Surface chemistry effects on the processing and superplastic properties of nanocrystalline oxide ceramics

The unusual bulk behavior of nanoparticle and nanograined systems often originates in surface chemistry effects. Three examples are used to illustrate this point. In the first, newly precipitated nanocrystalline titania is washed with ethanol, and the mixture of these two supposedly inert substances causes the titania to lose its anatase crystal structure and become amorphous. This phenomenon is attributed to a reverse hydrolysis reaction at the particle surface. In the second example, nanocrystalline ZrO2-3mol%Y2O3 is observed to partially dissolve on exposure to pH-adjusted water. due to the formation of soluble hydroxides at the particle surface.
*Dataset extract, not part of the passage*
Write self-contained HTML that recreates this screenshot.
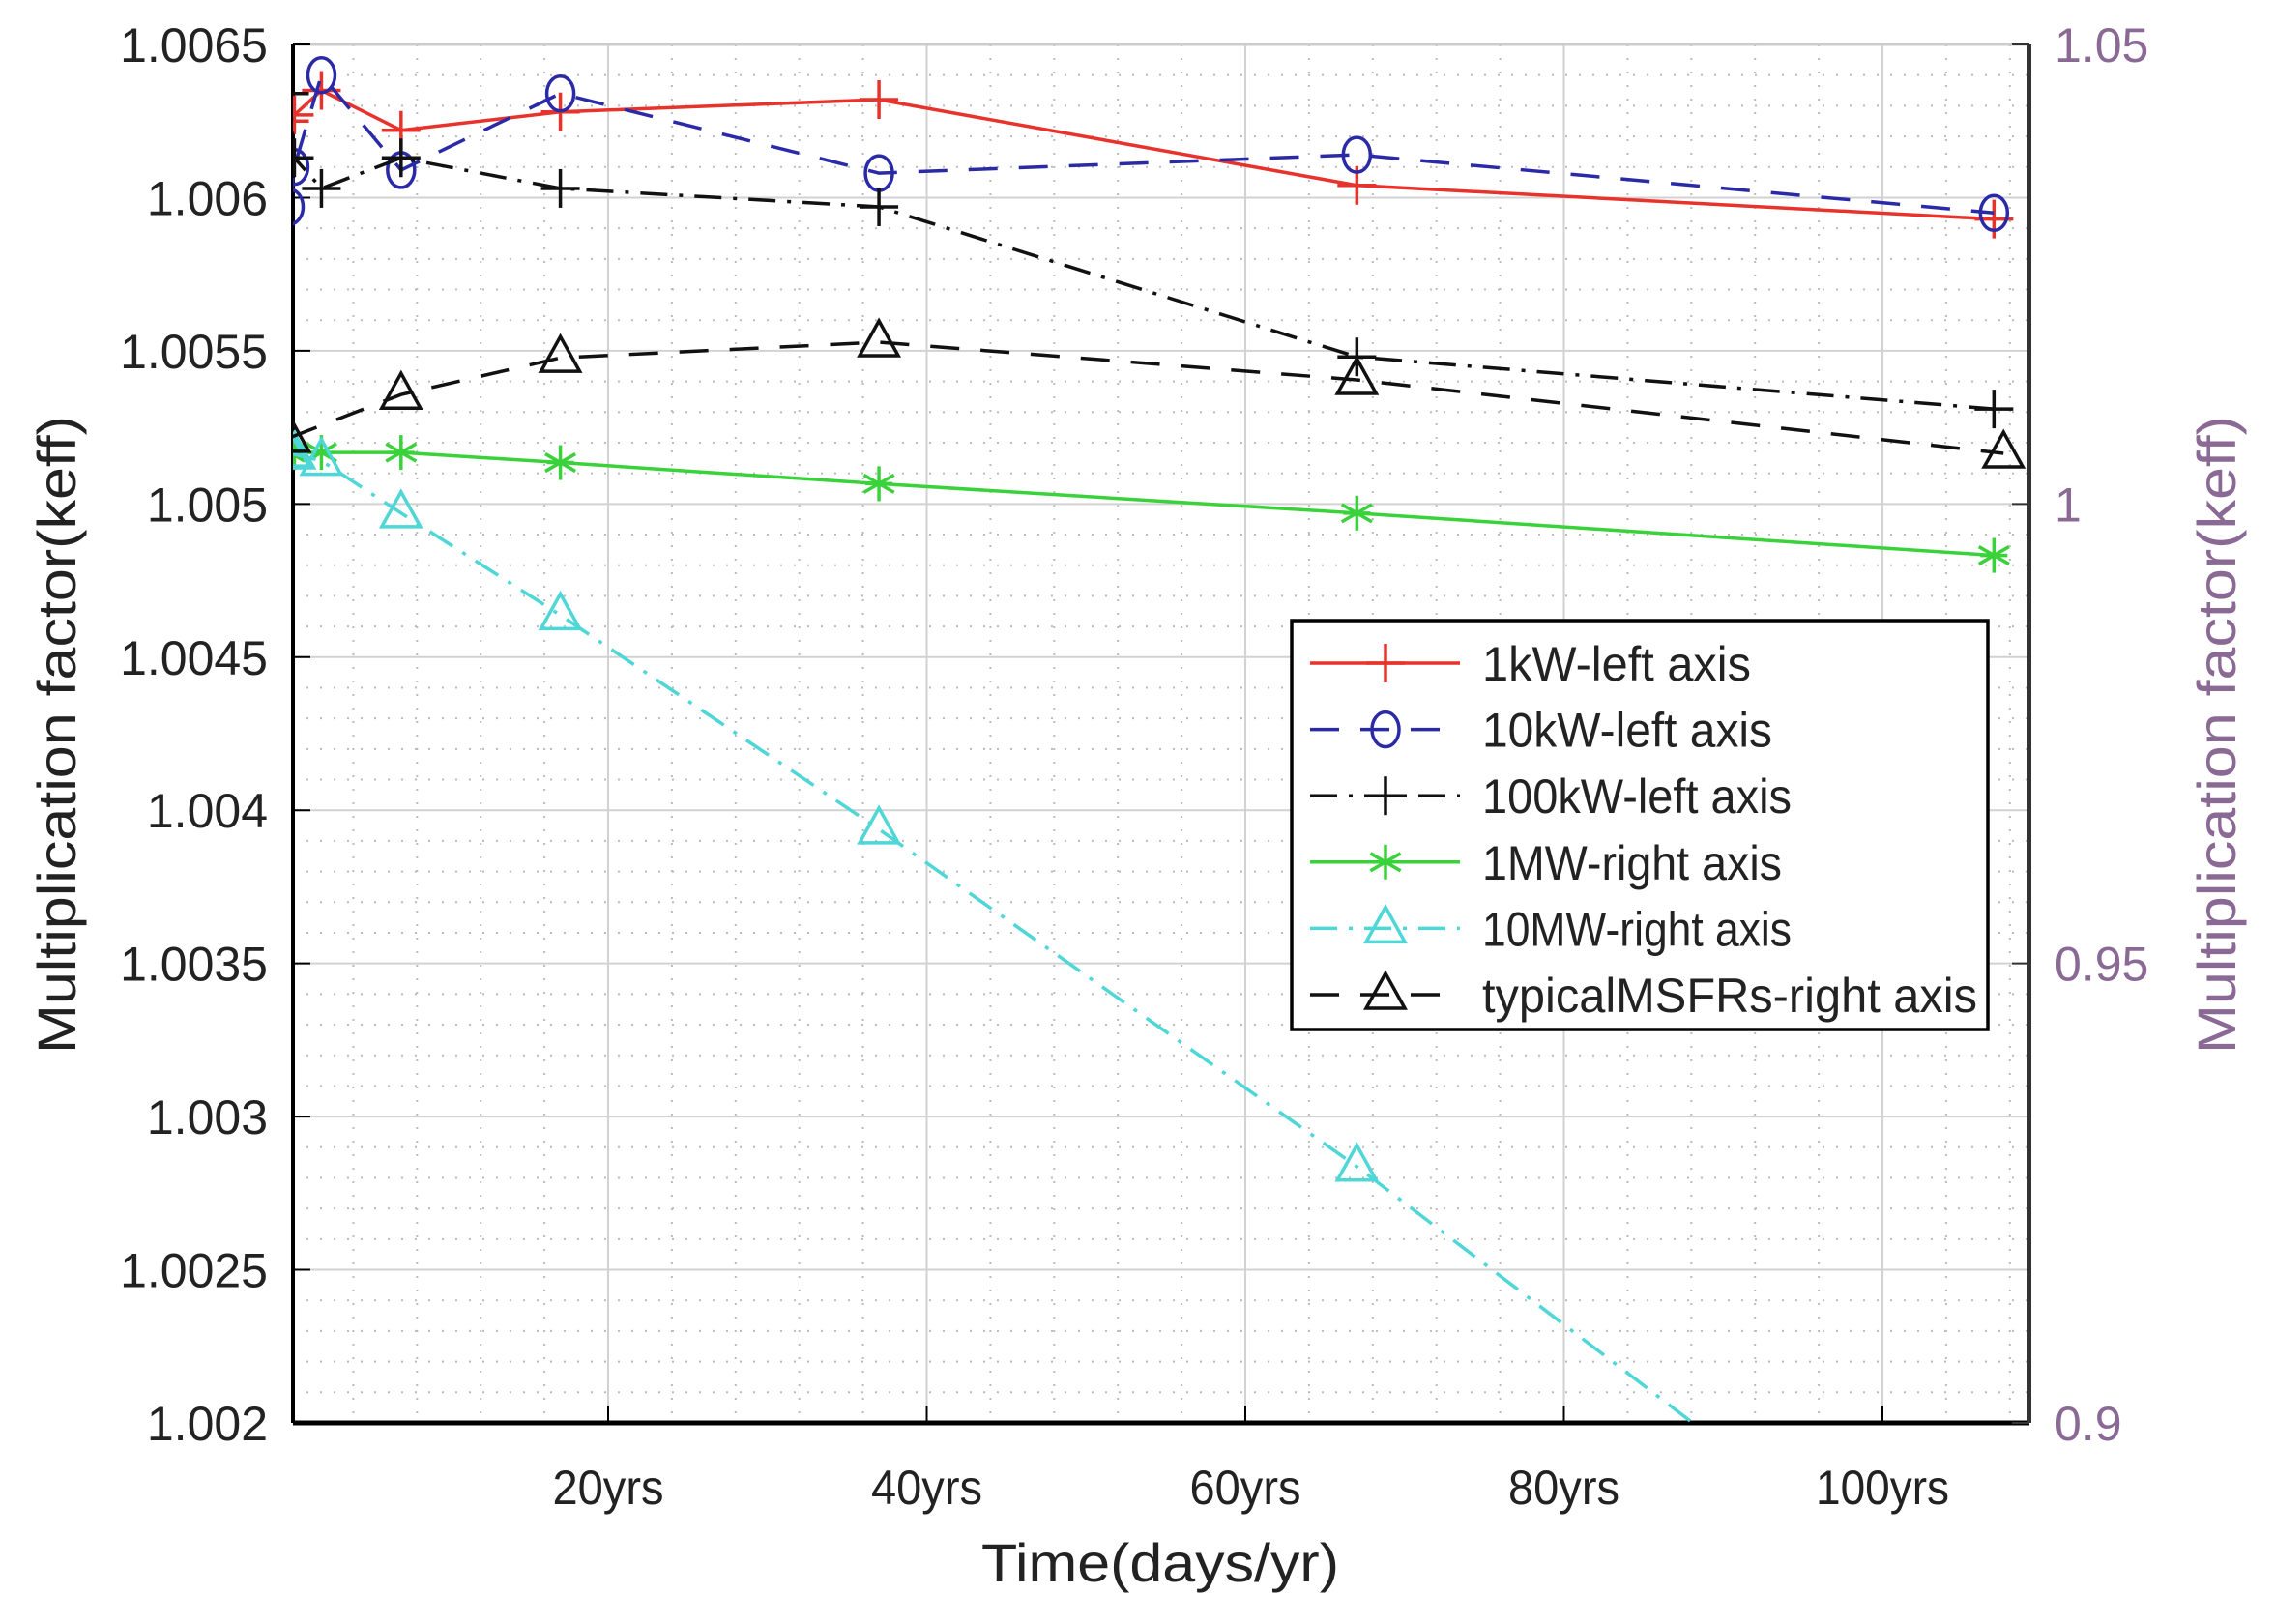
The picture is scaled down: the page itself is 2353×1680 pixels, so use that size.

A major consequence of the dissolution is the formation of large, hard, multiparticle agglomerates on subsequent drying. In the final example. ZrO2-3mol%Y2O3 particles are intentionally surface-doped with submonolayer levels of Cu-containing ions from ammoniacal solutions. The ceramics fabricated from such powders exhibit superplastic strain rates 100 or so times faster than in comparable undoped systems, due to the dopant's role in lowering of the activation energy for diffusion along grain boundaries. (C) 1999 Acta Metallurgica Inc.